Multi-Frame Rendering (AKA multithreading/multiprocessing) is back, and better than ever. It's currently in open beta so anyone can start trying it out today. Depending on your hardware configuration, namely number of cores and the amount of RAM (memory), you should expect to see a 1.5x - 3x rendering speed improvement with the current beta release.
After Effects generally only uses 10-20% of the CPU power of your computer. Multi-Frame Rendering aims to unlock its full potential. In recent times, GPU acceleration has had a lot of focus. This has brought about significant performance gains for the effects and codecs it supports. This makes it the perfect time to also remove any single-threaded CPU bottlenecks.
The current beta version supports Multi-Frame Rendering for foreground exports via Render Queue only. Upcoming betas will also support Preview, Motion Graphics templates, Dynamic Link, Adobe Media Encoder and AERender Command Line Interface (partially implemented). This goes far beyond the original 2008 implementation.
Some Background
Back in 2008, CS3 was released with a new multiprocessing feature where you could enable an option "Render Multiple Frames Simultaneously". The was an attempt to allow After Effects to better utilise available CPU cores. Due to its single-threaded code, it limited to a single core. Rather than a complete code overhaul to a multi-threaded environment, Adobe implementation worked by essentially running multiple instances of After Effects in the background during rendering. Each instance would run one of the cores, and they would render frames in parallel.
This implementation survived until the release of Adobe After Effects 2015, where the feature was removed. In that time, it proved unreliable. There were still many bottlenecks and incompatibilities and issues with certain plugin effects and expressions. Each instance duplicated memory which meant large memory requirements and increased memory management in general.
There are third-party solutions that use this same concept to speed up renders. Essentially, a script will start up concurrent After Effects instances on a single computer. Each instance is assigned a different range of frames to render in parallel. This is discussed in an earlier blog After Effects Network Rendering.
Using Multi-Frame Rendering (MFR) Now
In Adobe Creative Cloud, look for Beta apps in Categories. Here you can install After Effects (Beta). Version is 18.1 at time of writing.
You will see the new option in Preferences / Memory & Performance.
A few things to note with the current 18.1 beta version -
- 200 out of the 290 native effects support MFR. You will see a yellow warning icon in the effect control window if the effect is not supported. Eg. Lumetri Color and Warp Stabilizer. The goal is to support all of these effects. Adobe are also working with third-party plugin developers to ensure their plugins are optimised for MFR.
- Depending on hardware and the composition, there can be variable MFR startup/preparation time (time before actual rendering begins). The plan is to eliminate this entirely.
- There will be further optimisations made to extract as much as possible out of your machine.

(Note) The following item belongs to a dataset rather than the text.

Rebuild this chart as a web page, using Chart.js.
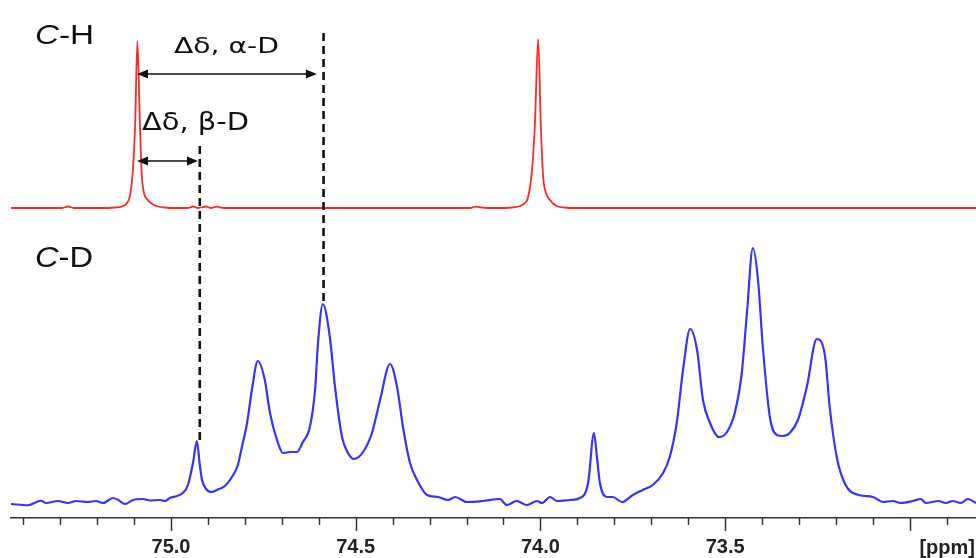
<!DOCTYPE html>
<html><head><meta charset="utf-8">
<script src="https://cdn.jsdelivr.net/npm/chart.js@4/dist/chart.umd.min.js"></script>
<style>html,body{margin:0;padding:0;background:#fff;} #wrap{width:976px;height:558px;position:relative;}</style>
</head><body><div id="wrap"><canvas id="c"></canvas></div>
<script>
// ---- data (chemical shift in ppm, intensity in arbitrary units) ----
const bluePpm = [75.433,75.387,75.352,75.338,75.306,75.279,75.257,75.225,75.203,75.184,
75.157,75.143,75.124,75.103,75.076,75.057,75.030,75.016,75.003,74.984,
74.968,74.954,74.940,74.930,74.922,74.916,74.905,74.889,74.876,74.854,
74.835,74.819,74.808,74.794,74.781,74.765,74.746,74.732,74.713,74.697,
74.678,74.659,74.643,74.624,74.610,74.602,74.589,74.570,74.556,74.537,
74.521,74.505,74.480,74.456,74.434,74.407,74.388,74.372,74.353,74.334,
74.307,74.277,74.250,74.231,74.199,74.156,74.110,74.091,74.064,74.037,
74.009,73.996,73.974,73.955,73.920,73.893,73.871,73.855,73.847,73.839,
73.820,73.804,73.779,73.750,73.723,73.696,73.668,73.650,73.631,73.614,
73.595,73.576,73.560,73.541,73.517,73.495,73.474,73.455,73.441,73.425,
73.411,73.398,73.379,73.360,73.344,73.325,73.303,73.279,73.252,73.230,
73.217,73.198,73.174,73.138,73.100,73.073,73.046,73.025,72.992,72.970,
72.957,72.922,72.903,72.884,72.862,72.843,72.821];
const blueInt = [-1.6,-2.1,-0.3,-1.2,-0.4,-1.2,-0.4,-0.8,-0.4,-1.2,
0.8,0,-1.6,0,0.4,-0.2,0,-0.4,0.8,1.6,
2.8,6.0,15.2,23.6,14.0,8.0,4.4,3.2,4.0,5.6,
9.2,14.0,21.2,30.8,44.0,55.6,48.0,34.8,24.0,18.8,
19.2,19.2,23.2,29.2,44.0,62.8,78.4,65.2,45.2,25.2,
18.8,16.4,19.2,26.8,40.0,54.4,45.2,29.2,14.8,8.0,
2.0,1.2,0,1.2,-0.8,-0.4,0.4,-2.0,-0.4,-2.0,
-0.4,-1.2,1.2,-0.4,0,0.8,6.8,26.8,17.2,6.8,
1.2,1.2,-0.8,2.0,4.0,6.0,10.8,17.2,30.8,52.0,
68.4,60.0,40.0,30.8,25.2,27.2,34.8,50.8,74.8,100.8,
88.0,61.2,33.2,26.0,25.6,26.8,32.0,45.2,64.4,58.0,
37.2,17.2,6.0,2.0,1.2,-0.8,-0.4,-1.2,-0.4,0.4,
-1.2,-0.4,-1.2,-0.4,-1.2,0.4,-1.2];

const redPpm = [75.433,75.355,75.295,75.279,75.263,75.192,75.152,75.133,75.119,75.111,
75.104,75.097,75.091,75.084,75.079,75.073,75.065,75.051,75.035,75.016,
74.989,74.954,74.940,74.927,74.905,74.892,74.876,74.857,74.651,74.380,
74.191,74.175,74.159,74.145,74.096,74.069,74.055,74.042,74.034,74.024,
74.015,74.006,73.999,73.993,73.985,73.974,73.964,73.953,73.934,73.907,
73.569,73.162,72.821];
const redInt = [0,0,0,0.9,0,0,0.3,0.9,3.0,7.2,
19.8,49.7,100,49.7,19.8,9.0,5.4,2.4,0.9,0.3,
0,0,0.9,0,0.9,0,0.8,0,0,0,
0,0.8,0.3,0,0,0.5,1.2,3.0,6.0,19.8,
49.7,101.2,49.7,19.8,9.0,4.8,2.4,0.9,0.3,0,
0,0,0];

// axis
const ppmRange = [72.821, 75.433];
const tickLabels = [75.0, 74.5, 74.0, 73.5];
const minorStep = 0.1;
const unitLabel = '[ppm]';

// annotation anchors (ppm / intensity)
const dLinePpm = [74.587, 74.922];        // alpha-D, beta-D shifted peaks
const dLineTopH = [104.8, 37.1];          // top of dashed line (C-H intensity units)
const dLineBottomD = [78.4, 23.6];        // bottom of dashed line (C-D intensity units)
const arrowFromPpm = 75.092;              // C-H peak
const arrowToPpm = [74.605, 74.927];
const arrowLevelH = [80.2, 28.1];
const arrowLabels = ['Δδ, α-D', 'Δδ, β-D'];
const traceLabels = [['C', '-H'], ['C', '-D']];

const FONT = '"Liberation Sans", Arial, sans-serif';
const LFONT = '"DejaVu Sans", Verdana, sans-serif';

function drawStretched(ctx, parts, x, y, size, targetW, fam) {
  let natural = 0;
  parts.forEach(p => { ctx.font = (p.italic ? 'italic ' : '') + size + 'px ' + fam; natural += ctx.measureText(p.t).width; });
  const s = targetW / natural;
  ctx.save();
  ctx.translate(x, y);
  ctx.scale(s, 1);
  let cx = 0;
  ctx.textAlign = 'left';
  ctx.textBaseline = 'alphabetic';
  parts.forEach(p => { ctx.font = (p.italic ? 'italic ' : '') + size + 'px ' + fam; ctx.fillText(p.t, cx, 0); cx += ctx.measureText(p.t).width; });
  ctx.restore();
}

function arrowHead(ctx, x, y, dir) {
  ctx.beginPath();
  ctx.moveTo(x, y);
  ctx.lineTo(x - dir * 11, y - 4.5);
  ctx.lineTo(x - dir * 11, y + 4.5);
  ctx.closePath();
  ctx.fill();
}

const tickPlugin = {
  id: 'ppmTicks',
  afterDraw(chart) {
    const sx = chart.scales.x, ctx = chart.ctx;
    ctx.save();
    ctx.strokeStyle = '#333';
    ctx.lineWidth = 1.5;
    sx.ticks.forEach(t => {
      const v = t.value;
      if (v < sx.min - 1e-9 || v > sx.max + 1e-9) return;
      const major = Math.abs(v * 2 - Math.round(v * 2)) < 1e-6;
      const px = Math.round(sx.getPixelForValue(v)) + 0.5;
      ctx.beginPath();
      ctx.moveTo(px, sx.top);
      ctx.lineTo(px, sx.top + (major ? 13 : 7));
      ctx.stroke();
    });
    ctx.fillStyle = '#222';
    ctx.font = 'bold 20px ' + FONT;
    ctx.textAlign = 'right';
    ctx.textBaseline = 'alphabetic';
    ctx.fillText(unitLabel, chart.width - 1, 554);
    ctx.restore();
  }
};

const annotPlugin = {
  id: 'annot',
  afterDatasetsDraw(chart) {
    const ctx = chart.ctx, sx = chart.scales.x, yH = chart.scales.yH, yD = chart.scales.yD;
    ctx.save();
    ctx.strokeStyle = '#111';
    ctx.lineWidth = 2.6;
    ctx.setLineDash([8, 5]);
    dLinePpm.forEach((p, i) => {
      const x = sx.getPixelForValue(p);
      ctx.beginPath();
      ctx.moveTo(x, yH.getPixelForValue(dLineTopH[i]));
      ctx.lineTo(x, yD.getPixelForValue(dLineBottomD[i]));
      ctx.stroke();
    });
    ctx.setLineDash([]);
    ctx.lineWidth = 1.4;
    ctx.fillStyle = '#111';
    arrowToPpm.forEach((p, i) => {
      const x1 = sx.getPixelForValue(arrowFromPpm), x2 = sx.getPixelForValue(p);
      const y = yH.getPixelForValue(arrowLevelH[i]);
      ctx.beginPath();
      ctx.moveTo(x1 + 6, y);
      ctx.lineTo(x2 - 6, y);
      ctx.stroke();
      arrowHead(ctx, x1, y, -1);
      arrowHead(ctx, x2, y, 1);
    });
    ctx.fillStyle = '#111';
    drawStretched(ctx, [{t: arrowLabels[0]}], 174, 52.5, 21, 105, LFONT);
    drawStretched(ctx, [{t: arrowLabels[1]}], 142, 130, 24, 107, LFONT);
    drawStretched(ctx, [{t: traceLabels[0][0], italic: true}, {t: traceLabels[0][1]}], 35, 43.5, 28, 59, FONT);
    drawStretched(ctx, [{t: traceLabels[1][0], italic: true}, {t: traceLabels[1][1]}], 35, 266.5, 29, 58, FONT);
    ctx.restore();
  }
};

new Chart(document.getElementById('c'), {
  type: 'line',
  data: {
    datasets: [
      {
        label: 'C-H',
        data: redPpm.map((p, i) => ({x: p, y: redInt[i]})),
        yAxisID: 'yH',
        borderColor: '#ff2b2b',
        borderWidth: 1.8,
        pointRadius: 0,
        cubicInterpolationMode: 'monotone',
        fill: false
      },
      {
        label: 'C-D',
        data: bluePpm.map((p, i) => ({x: p, y: blueInt[i]})),
        yAxisID: 'yD',
        borderColor: '#3434ff',
        borderWidth: 2.2,
        pointRadius: 0,
        cubicInterpolationMode: 'monotone',
        fill: false
      }
    ]
  },
  options: {
    responsive: true,
    maintainAspectRatio: false,
    animation: false,
    devicePixelRatio: 1,
    layout: {padding: {left: 11, right: 0, top: 0, bottom: 0}},
    plugins: {legend: {display: false}, tooltip: {enabled: false}},
    scales: {
      x: {
        type: 'linear',
        reverse: true,
        min: ppmRange[0],
        max: ppmRange[1],
        position: 'bottom',
        afterFit: s => { s.height = 40; },
        border: {display: true, color: '#333', width: 1.5},
        grid: {display: true, drawOnChartArea: false, drawTicks: true, tickLength: 13, color: 'rgba(0,0,0,0)'},
        ticks: {
          stepSize: minorStep,
          includeBounds: false,
          autoSkip: false,
          maxRotation: 0,
          minRotation: 0,
          padding: 4,
          color: '#222',
          font: {family: FONT, size: 20, weight: 'bold'},
          callback: v => {
            const hit = tickLabels.find(t => Math.abs(t - v) < 1e-6);
            return hit !== undefined ? hit.toFixed(1) : '';
          }
        }
      },
      yH: {type: 'linear', display: false, min: -185.63, max: 124.55},
      yD: {type: 'linear', display: false, min: -7.2, max: 200}
    }
  },
  plugins: [tickPlugin, annotPlugin]
});
</script></body></html>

This will include monitoring CPU, RAM, GPU and VRAM usage during rendering and dynamically adjust the number of concurrent frames being rendered. Some users have reported that their system becomes unresponsive while rendering when the rendering is using all the resources. The option to allow reserving system resources for the OS is being looked at. Note, currently, when using Mercury Software, MFR is limited to using about half the CPU cores (up to 8). This leaves cores to process other effects.
- Neither AE itself, nor MFR have yet enabled support for processor groups ie. multi-processor.
Here is the official list of all AE native effects and their GPU and MFR support.
Testing On My Macbook Pro
Let's try a benchmark test on my 2019 MacBook Pro using Adobe's benchmark project. Processor is a 2.6 GHz 6-Core Intel Core i7. Hyperthreading provides 12 threads in total. (2 per core). It has 32 GB of memory. Graphics card is an AMD Radeon Pro 5500M 4 GB. (GPU usage was minimal in this benchmark)
Note: When benchmarking, it is important to Edit / Purge / All Memory & Disk Cache… between renders.
In my test, the Single-Frame Render took 24 Min 8 Sec and the Multi-Frame Render took 19 Min 46 Sec. This is only a modest render speed increase. It is definitely on the low end compared to what you may see on other hardware configurations. Having said that, I expect to see further optimisations that will see performance increase on my MacBook Pro.